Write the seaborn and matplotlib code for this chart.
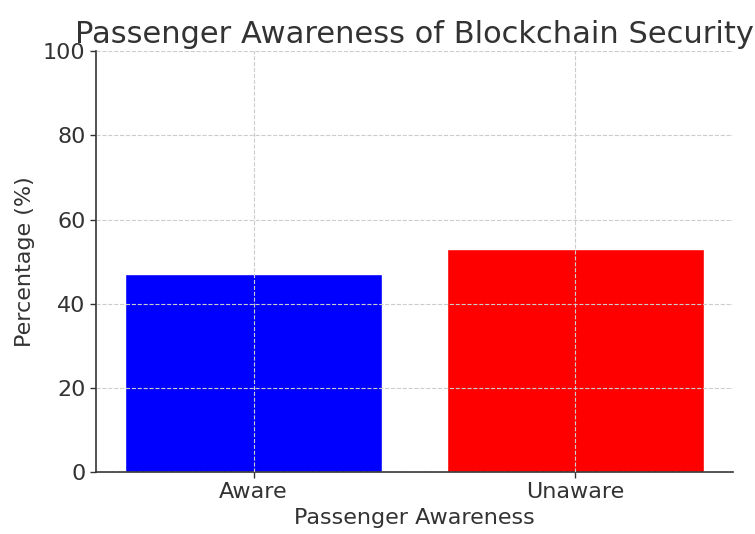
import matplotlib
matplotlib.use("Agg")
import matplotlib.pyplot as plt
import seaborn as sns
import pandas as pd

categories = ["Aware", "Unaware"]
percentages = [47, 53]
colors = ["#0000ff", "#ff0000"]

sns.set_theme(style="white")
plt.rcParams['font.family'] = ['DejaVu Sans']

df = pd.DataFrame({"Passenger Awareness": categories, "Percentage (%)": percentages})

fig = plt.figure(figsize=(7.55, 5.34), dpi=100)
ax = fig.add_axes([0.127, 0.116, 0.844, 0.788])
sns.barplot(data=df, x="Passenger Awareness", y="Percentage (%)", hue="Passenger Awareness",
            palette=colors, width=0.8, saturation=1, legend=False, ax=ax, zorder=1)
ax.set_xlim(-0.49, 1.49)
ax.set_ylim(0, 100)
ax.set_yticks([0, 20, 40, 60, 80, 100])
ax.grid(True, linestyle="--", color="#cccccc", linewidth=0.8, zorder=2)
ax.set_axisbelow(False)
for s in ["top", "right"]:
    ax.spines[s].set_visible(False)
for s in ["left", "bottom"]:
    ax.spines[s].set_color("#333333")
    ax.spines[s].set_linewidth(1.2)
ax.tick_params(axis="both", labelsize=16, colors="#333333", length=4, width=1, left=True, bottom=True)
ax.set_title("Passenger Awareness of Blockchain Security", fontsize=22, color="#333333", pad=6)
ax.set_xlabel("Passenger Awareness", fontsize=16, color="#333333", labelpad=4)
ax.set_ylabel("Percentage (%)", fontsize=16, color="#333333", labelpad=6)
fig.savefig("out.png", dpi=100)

------

*BRIEF*. Skip every picture and transcribe the data above exactly.

*FINISHED EXERCISE*.
Write the seaborn and matplotlib code for this chart.
import matplotlib
matplotlib.use("Agg")
import matplotlib.pyplot as plt
import seaborn as sns
import pandas as pd

categories = ["Aware", "Unaware"]
percentages = [47, 53]
colors = ["#0000ff", "#ff0000"]

sns.set_theme(style="white")
plt.rcParams['font.family'] = ['DejaVu Sans']

df = pd.DataFrame({"Passenger Awareness": categories, "Percentage (%)": percentages})

fig = plt.figure(figsize=(7.55, 5.34), dpi=100)
ax = fig.add_axes([0.127, 0.116, 0.844, 0.788])
sns.barplot(data=df, x="Passenger Awareness", y="Percentage (%)", hue="Passenger Awareness",
            palette=colors, width=0.8, saturation=1, legend=False, ax=ax, zorder=1)
ax.set_xlim(-0.49, 1.49)
ax.set_ylim(0, 100)
ax.set_yticks([0, 20, 40, 60, 80, 100])
ax.grid(True, linestyle="--", color="#cccccc", linewidth=0.8, zorder=2)
ax.set_axisbelow(False)
for s in ["top", "right"]:
    ax.spines[s].set_visible(False)
for s in ["left", "bottom"]:
    ax.spines[s].set_color("#333333")
    ax.spines[s].set_linewidth(1.2)
ax.tick_params(axis="both", labelsize=16, colors="#333333", length=4, width=1, left=True, bottom=True)
ax.set_title("Passenger Awareness of Blockchain Security", fontsize=22, color="#333333", pad=6)
ax.set_xlabel("Passenger Awareness", fontsize=16, color="#333333", labelpad=4)
ax.set_ylabel("Percentage (%)", fontsize=16, color="#333333", labelpad=6)
fig.savefig("out.png", dpi=100)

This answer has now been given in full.